-- GIVEN INSTRUCTION --
Return each line of the data below exactly, omitting any pictures.

[Code that draws figures]
-=-=-=-=-
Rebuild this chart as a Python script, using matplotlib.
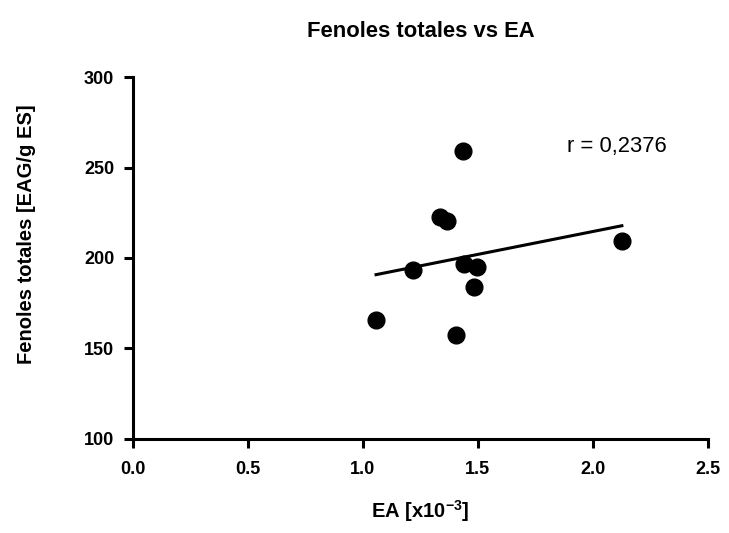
import numpy as np
import matplotlib
matplotlib.use("Agg")
import matplotlib.pyplot as plt

# data
ea = [1.435, 1.335, 1.365, 2.126, 1.217, 1.439, 1.496, 1.483, 1.057, 1.404]
fenoles = [259.0, 222.6, 220.4, 209.4, 193.4, 196.7, 195.0, 184.0, 165.7, 157.5]
r_text = "r = 0,2376"
x_ticks = [0.0, 0.5, 1.0, 1.5, 2.0, 2.5]
y_ticks = [100, 150, 200, 250, 300]

plt.rcParams["font.family"] = ["Liberation Sans", "DejaVu Sans"]
plt.rcParams["mathtext.fontset"] = "custom"
plt.rcParams["mathtext.bf"] = "Liberation Sans:bold"
plt.rcParams["mathtext.rm"] = "Liberation Sans"

fig = plt.figure(figsize=(7.29, 5.33), dpi=100)
ax = fig.add_axes([0.1824, 0.1764, 0.971 - 0.1824, 0.8555 - 0.1764])

x = np.array(ea)
y = np.array(fenoles)
ax.scatter(x, y, s=145, color="black", zorder=3, clip_on=False)

# linear fit over the data range
slope, intercept = np.polyfit(x, y, 1)
xl = np.array([x.min(), x.max()])
ax.plot(xl, slope * xl + intercept, color="black", lw=2.2, zorder=2)

ax.text(1.887, 258.6, r_text, fontsize=15.8, va="baseline", ha="left", clip_on=False)

ax.set_xlim(0, 2.5)
ax.set_ylim(100, 300)
ax.set_xticks(x_ticks)
ax.set_yticks(y_ticks)
ax.set_xticklabels([f"{t:.1f}" for t in x_ticks])
ax.set_yticklabels([str(t) for t in y_ticks])

for side in ("top", "right"):
    ax.spines[side].set_visible(False)
for side in ("left", "bottom"):
    ax.spines[side].set_linewidth(2.2)
ax.tick_params(width=2.2, length=6.5, labelsize=13)
ax.tick_params(axis="x", pad=9)
ax.tick_params(axis="y", pad=7)
for lbl in ax.get_xticklabels() + ax.get_yticklabels():
    lbl.set_fontweight("bold")

ax.set_title("Fenoles totales vs EA", fontsize=15.8, fontweight="bold", pad=29)
ax.set_xlabel(r"EA [x10$^{\mathbf{-3}}$]", fontsize=14.5, fontweight="bold", labelpad=15)
ax.set_ylabel("Fenoles totales [EAG/g ES]", fontsize=14.5, fontweight="bold")
ax.yaxis.set_label_coords(-0.169, 0.566)

fig.savefig("out.png", dpi=100)
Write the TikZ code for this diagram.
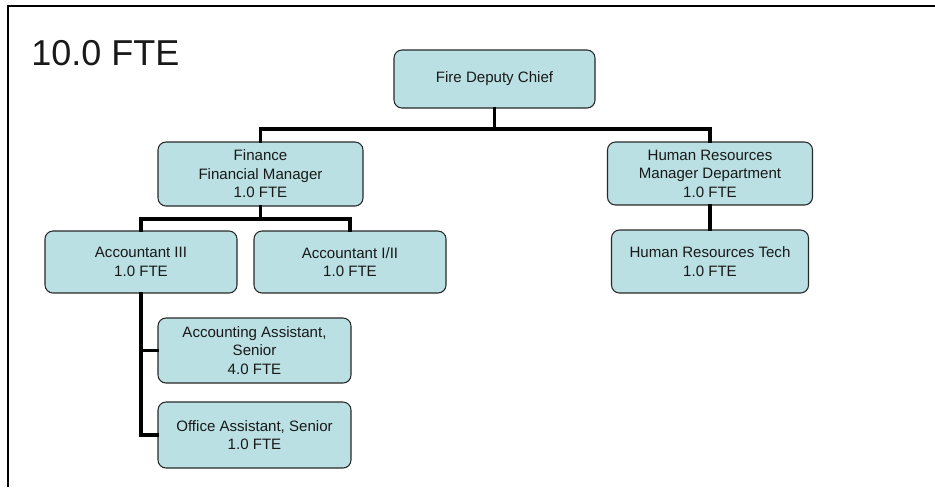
-=-=-=-=-
-- THE SOLUTION --
Rebuild this chart as a Python script, using matplotlib.
import numpy as np
import matplotlib
matplotlib.use("Agg")
import matplotlib.pyplot as plt

# data
ea = [1.435, 1.335, 1.365, 2.126, 1.217, 1.439, 1.496, 1.483, 1.057, 1.404]
fenoles = [259.0, 222.6, 220.4, 209.4, 193.4, 196.7, 195.0, 184.0, 165.7, 157.5]
r_text = "r = 0,2376"
x_ticks = [0.0, 0.5, 1.0, 1.5, 2.0, 2.5]
y_ticks = [100, 150, 200, 250, 300]

plt.rcParams["font.family"] = ["Liberation Sans", "DejaVu Sans"]
plt.rcParams["mathtext.fontset"] = "custom"
plt.rcParams["mathtext.bf"] = "Liberation Sans:bold"
plt.rcParams["mathtext.rm"] = "Liberation Sans"

fig = plt.figure(figsize=(7.29, 5.33), dpi=100)
ax = fig.add_axes([0.1824, 0.1764, 0.971 - 0.1824, 0.8555 - 0.1764])

x = np.array(ea)
y = np.array(fenoles)
ax.scatter(x, y, s=145, color="black", zorder=3, clip_on=False)

# linear fit over the data range
slope, intercept = np.polyfit(x, y, 1)
xl = np.array([x.min(), x.max()])
ax.plot(xl, slope * xl + intercept, color="black", lw=2.2, zorder=2)

ax.text(1.887, 258.6, r_text, fontsize=15.8, va="baseline", ha="left", clip_on=False)

ax.set_xlim(0, 2.5)
ax.set_ylim(100, 300)
ax.set_xticks(x_ticks)
ax.set_yticks(y_ticks)
ax.set_xticklabels([f"{t:.1f}" for t in x_ticks])
ax.set_yticklabels([str(t) for t in y_ticks])

for side in ("top", "right"):
    ax.spines[side].set_visible(False)
for side in ("left", "bottom"):
    ax.spines[side].set_linewidth(2.2)
ax.tick_params(width=2.2, length=6.5, labelsize=13)
ax.tick_params(axis="x", pad=9)
ax.tick_params(axis="y", pad=7)
for lbl in ax.get_xticklabels() + ax.get_yticklabels():
    lbl.set_fontweight("bold")

ax.set_title("Fenoles totales vs EA", fontsize=15.8, fontweight="bold", pad=29)
ax.set_xlabel(r"EA [x10$^{\mathbf{-3}}$]", fontsize=14.5, fontweight="bold", labelpad=15)
ax.set_ylabel("Fenoles totales [EAG/g ES]", fontsize=14.5, fontweight="bold")
ax.yaxis.set_label_coords(-0.169, 0.566)

fig.savefig("out.png", dpi=100)
Write the TikZ code for this diagram.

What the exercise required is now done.